Objective: To propose a different hypothesis of whiplash injury mechanism based on a series of experimental studies summarized in this communication.
Design: A series of biomechanical studies simulating whiplash trauma using isolated human cadaveric spine specimens.
Background: Whiplash injuries are on the rise as reported in several recent studies, due primarily to the increased traffic density. Although the symptoms associated with whiplash have been described, our understanding of the injury mechanism remains poor. The prevailing view of neck hyper-extension causing the injury has not been supported by recent experimental studies.
Methods: Eight fresh human cadaveric cervical spine specimens were prepared and traumatized to varying degrees under controlled conditions using a bench-top model of whiplash trauma. Before and after each trauma, the specimen was studied by functional radiography and flexibility test to document changes in the anatomic alignment and biomechanical properties at each level indicating injuries sustained. At the end of all testing, CT-scans, MRI and cryomicrotome images were obtained. During each trauma, relative motions of all intervertebral joints were recorded with a high speed movie camera. Elongations of the vertebral artery and several capsular ligaments were also monitored during the trauma using specially designed transducers.

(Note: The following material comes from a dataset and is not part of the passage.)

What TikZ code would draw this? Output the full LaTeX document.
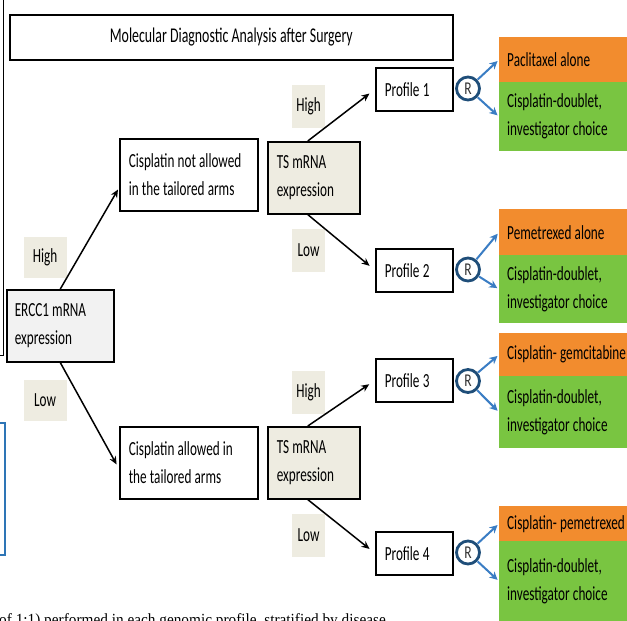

Results: The hyper-extension hypothesis of injury mechanism was not supported by these studies. We found a distinct bi-phasic kinematic response of the cervical spine to whiplash trauma. In the first phase, the spine formed an S-shaped curve with flexion at the upper levels and hyper-extension at the lower levels. In the second phase, all levels of the cervical spine were extended, and the head reached its maximum extension. The occurrence of anterior injuries in the lower levels in the first phase was confirmed by functional radiography, flexibility tests and imaging modalities. The largest dynamic elongation of the capsular ligaments was observed at C6–C7 level during the initial S-shaped phase of whiplash. Similarly, the maximum elongation of the vertebral artery occurred during the S-shape phase of whiplash.
Conclusion: We propose, based upon our experimental findings, that the lower cervical spine is injured in hyperextension when the spine forms an S-shaped curve. Further, this occurs in the first whiplash phase before the neck is fully extended. At higher trauma accelerations, there is a tendency for the injuries to occur at the upper levels of the cervical spine. Our findings provide truer understanding of whiplash trauma and may help in improving the diagnosis, treatment, and prevention of these injuries.
Relevance: Although the symptoms associated with whiplash have been described, our understanding of the injury mechanism remains poor. Understanding the mechanism of injury is important. Knowing the correct injury mechanism will indicate where the potential injury sites are, and which anatomic elements are more likely to be injured. Additionally, it may also help in developing more effective injury prevention strategies.